"""
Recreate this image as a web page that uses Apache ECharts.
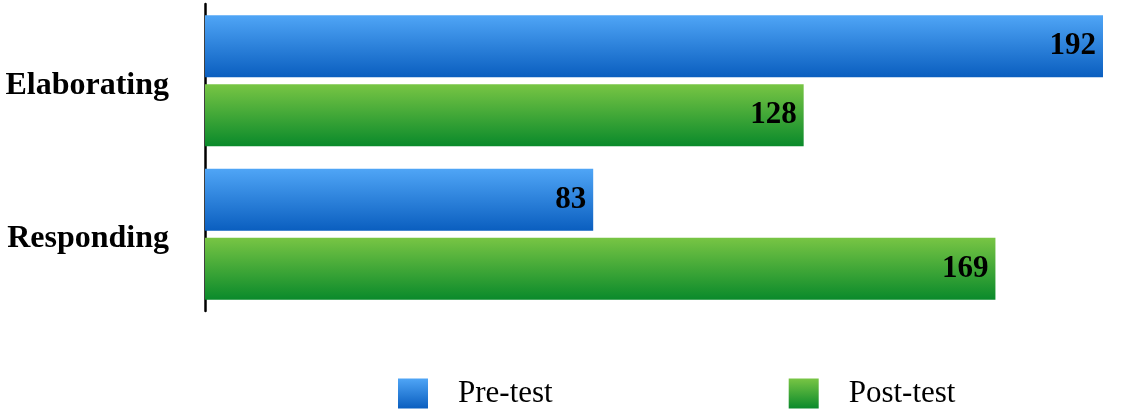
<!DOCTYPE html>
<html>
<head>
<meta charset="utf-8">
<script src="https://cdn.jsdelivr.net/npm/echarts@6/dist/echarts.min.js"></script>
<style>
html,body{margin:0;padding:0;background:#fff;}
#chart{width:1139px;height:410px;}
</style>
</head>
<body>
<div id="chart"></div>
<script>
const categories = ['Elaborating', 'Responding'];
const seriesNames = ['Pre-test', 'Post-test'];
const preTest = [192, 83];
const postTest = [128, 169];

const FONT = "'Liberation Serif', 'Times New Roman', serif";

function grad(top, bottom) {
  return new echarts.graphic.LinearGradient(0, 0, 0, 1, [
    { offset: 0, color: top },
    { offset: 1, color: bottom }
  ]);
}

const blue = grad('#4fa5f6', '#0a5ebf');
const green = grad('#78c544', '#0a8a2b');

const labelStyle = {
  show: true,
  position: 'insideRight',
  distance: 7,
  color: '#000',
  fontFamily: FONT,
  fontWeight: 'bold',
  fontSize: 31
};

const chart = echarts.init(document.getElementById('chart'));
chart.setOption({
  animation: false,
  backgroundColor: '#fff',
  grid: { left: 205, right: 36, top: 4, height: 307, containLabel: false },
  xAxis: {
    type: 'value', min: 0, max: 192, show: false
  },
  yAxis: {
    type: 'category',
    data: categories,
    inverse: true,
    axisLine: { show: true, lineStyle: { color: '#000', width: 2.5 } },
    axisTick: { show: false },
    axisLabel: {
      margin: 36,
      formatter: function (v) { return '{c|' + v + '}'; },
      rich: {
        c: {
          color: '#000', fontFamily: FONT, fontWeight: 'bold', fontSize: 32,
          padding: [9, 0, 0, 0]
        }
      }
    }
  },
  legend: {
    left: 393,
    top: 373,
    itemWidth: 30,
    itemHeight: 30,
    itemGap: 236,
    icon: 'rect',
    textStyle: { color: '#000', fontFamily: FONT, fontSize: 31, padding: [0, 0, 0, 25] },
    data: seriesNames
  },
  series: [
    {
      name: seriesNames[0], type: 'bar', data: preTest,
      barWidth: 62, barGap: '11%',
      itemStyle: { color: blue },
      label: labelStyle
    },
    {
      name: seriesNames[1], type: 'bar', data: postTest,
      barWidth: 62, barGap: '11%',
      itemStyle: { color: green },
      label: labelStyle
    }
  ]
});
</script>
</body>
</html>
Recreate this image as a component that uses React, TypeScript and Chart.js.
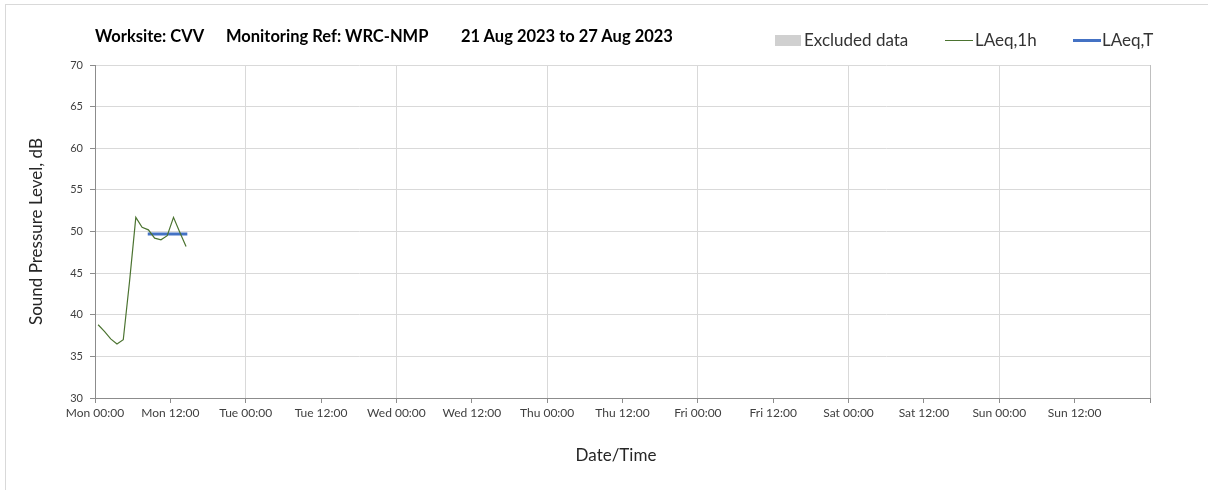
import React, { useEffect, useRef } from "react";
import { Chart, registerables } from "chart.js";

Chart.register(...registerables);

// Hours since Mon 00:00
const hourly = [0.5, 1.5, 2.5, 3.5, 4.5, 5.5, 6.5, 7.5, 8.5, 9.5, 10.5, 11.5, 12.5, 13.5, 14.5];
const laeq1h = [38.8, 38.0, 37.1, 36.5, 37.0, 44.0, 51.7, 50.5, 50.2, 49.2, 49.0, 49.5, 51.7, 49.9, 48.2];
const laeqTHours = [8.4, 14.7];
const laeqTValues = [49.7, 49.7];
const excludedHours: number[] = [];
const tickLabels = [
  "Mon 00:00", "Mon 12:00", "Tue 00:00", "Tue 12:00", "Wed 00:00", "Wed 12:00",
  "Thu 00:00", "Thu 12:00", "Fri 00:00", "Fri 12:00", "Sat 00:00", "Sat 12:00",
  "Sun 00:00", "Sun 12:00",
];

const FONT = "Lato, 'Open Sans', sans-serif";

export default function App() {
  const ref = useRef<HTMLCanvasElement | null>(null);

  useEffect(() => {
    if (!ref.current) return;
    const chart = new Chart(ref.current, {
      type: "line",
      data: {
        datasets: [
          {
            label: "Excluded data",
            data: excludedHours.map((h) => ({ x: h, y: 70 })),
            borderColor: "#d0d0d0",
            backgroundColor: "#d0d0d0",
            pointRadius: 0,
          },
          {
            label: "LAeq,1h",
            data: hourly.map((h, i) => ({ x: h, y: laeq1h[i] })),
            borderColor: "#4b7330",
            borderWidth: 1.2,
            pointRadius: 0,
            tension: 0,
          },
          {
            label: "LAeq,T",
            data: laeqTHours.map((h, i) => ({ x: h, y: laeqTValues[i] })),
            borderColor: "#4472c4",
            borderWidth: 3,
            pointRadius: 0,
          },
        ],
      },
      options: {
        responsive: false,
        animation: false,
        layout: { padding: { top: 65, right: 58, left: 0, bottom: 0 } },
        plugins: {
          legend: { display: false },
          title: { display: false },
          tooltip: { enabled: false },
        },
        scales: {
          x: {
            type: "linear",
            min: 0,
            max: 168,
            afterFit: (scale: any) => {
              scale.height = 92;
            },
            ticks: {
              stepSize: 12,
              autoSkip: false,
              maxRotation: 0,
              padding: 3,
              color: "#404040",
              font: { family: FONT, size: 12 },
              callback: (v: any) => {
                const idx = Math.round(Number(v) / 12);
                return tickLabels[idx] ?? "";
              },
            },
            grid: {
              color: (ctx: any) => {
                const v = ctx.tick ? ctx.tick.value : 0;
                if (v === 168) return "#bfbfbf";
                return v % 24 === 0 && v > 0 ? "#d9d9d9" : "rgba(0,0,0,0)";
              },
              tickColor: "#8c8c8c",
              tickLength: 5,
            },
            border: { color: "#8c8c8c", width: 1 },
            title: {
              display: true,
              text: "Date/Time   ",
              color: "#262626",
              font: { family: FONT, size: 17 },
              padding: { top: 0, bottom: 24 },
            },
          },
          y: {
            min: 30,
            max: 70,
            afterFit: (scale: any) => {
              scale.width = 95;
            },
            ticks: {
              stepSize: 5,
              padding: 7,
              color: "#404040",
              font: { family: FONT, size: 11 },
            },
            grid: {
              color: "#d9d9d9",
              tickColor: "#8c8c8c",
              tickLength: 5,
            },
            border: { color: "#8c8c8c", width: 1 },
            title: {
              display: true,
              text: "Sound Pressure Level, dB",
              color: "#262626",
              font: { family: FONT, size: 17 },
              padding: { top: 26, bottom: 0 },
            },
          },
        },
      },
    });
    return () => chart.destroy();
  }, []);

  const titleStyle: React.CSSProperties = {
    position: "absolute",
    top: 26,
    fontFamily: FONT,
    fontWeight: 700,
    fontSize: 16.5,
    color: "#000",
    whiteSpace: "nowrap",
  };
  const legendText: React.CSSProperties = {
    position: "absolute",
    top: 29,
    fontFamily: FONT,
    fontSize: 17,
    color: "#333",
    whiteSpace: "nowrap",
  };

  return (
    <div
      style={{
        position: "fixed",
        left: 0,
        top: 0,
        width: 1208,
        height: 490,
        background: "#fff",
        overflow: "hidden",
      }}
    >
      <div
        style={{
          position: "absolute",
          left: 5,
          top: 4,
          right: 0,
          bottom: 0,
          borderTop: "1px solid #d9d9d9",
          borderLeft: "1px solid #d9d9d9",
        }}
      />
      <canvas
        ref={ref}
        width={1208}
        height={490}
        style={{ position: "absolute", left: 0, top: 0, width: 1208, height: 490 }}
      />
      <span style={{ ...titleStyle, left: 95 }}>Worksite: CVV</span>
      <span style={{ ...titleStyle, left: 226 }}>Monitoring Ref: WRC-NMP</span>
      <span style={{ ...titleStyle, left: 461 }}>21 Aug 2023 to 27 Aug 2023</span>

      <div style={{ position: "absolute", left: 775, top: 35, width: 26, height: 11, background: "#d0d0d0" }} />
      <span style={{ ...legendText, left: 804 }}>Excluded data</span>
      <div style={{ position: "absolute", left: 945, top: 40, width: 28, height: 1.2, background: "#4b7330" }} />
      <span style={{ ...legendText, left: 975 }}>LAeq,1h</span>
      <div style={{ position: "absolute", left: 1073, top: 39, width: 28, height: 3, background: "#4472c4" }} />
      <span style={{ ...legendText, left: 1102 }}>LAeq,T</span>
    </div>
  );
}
"""
● **Instruction**:
Copy word for word every line from the one with "Recreate this image as a component" through the one with "const ref = useRef<HTMLCanvasElement", including both. No pictures belong in the copy.

● **Solution for this problem**:
Recreate this image as a component that uses React, TypeScript and Chart.js.
import React, { useEffect, useRef } from "react";
import { Chart, registerables } from "chart.js";

Chart.register(...registerables);

// Hours since Mon 00:00
const hourly = [0.5, 1.5, 2.5, 3.5, 4.5, 5.5, 6.5, 7.5, 8.5, 9.5, 10.5, 11.5, 12.5, 13.5, 14.5];
const laeq1h = [38.8, 38.0, 37.1, 36.5, 37.0, 44.0, 51.7, 50.5, 50.2, 49.2, 49.0, 49.5, 51.7, 49.9, 48.2];
const laeqTHours = [8.4, 14.7];
const laeqTValues = [49.7, 49.7];
const excludedHours: number[] = [];
const tickLabels = [
  "Mon 00:00", "Mon 12:00", "Tue 00:00", "Tue 12:00", "Wed 00:00", "Wed 12:00",
  "Thu 00:00", "Thu 12:00", "Fri 00:00", "Fri 12:00", "Sat 00:00", "Sat 12:00",
  "Sun 00:00", "Sun 12:00",
];

const FONT = "Lato, 'Open Sans', sans-serif";

export default function App() {
  const ref = useRef<HTMLCanvasElement | null>(null);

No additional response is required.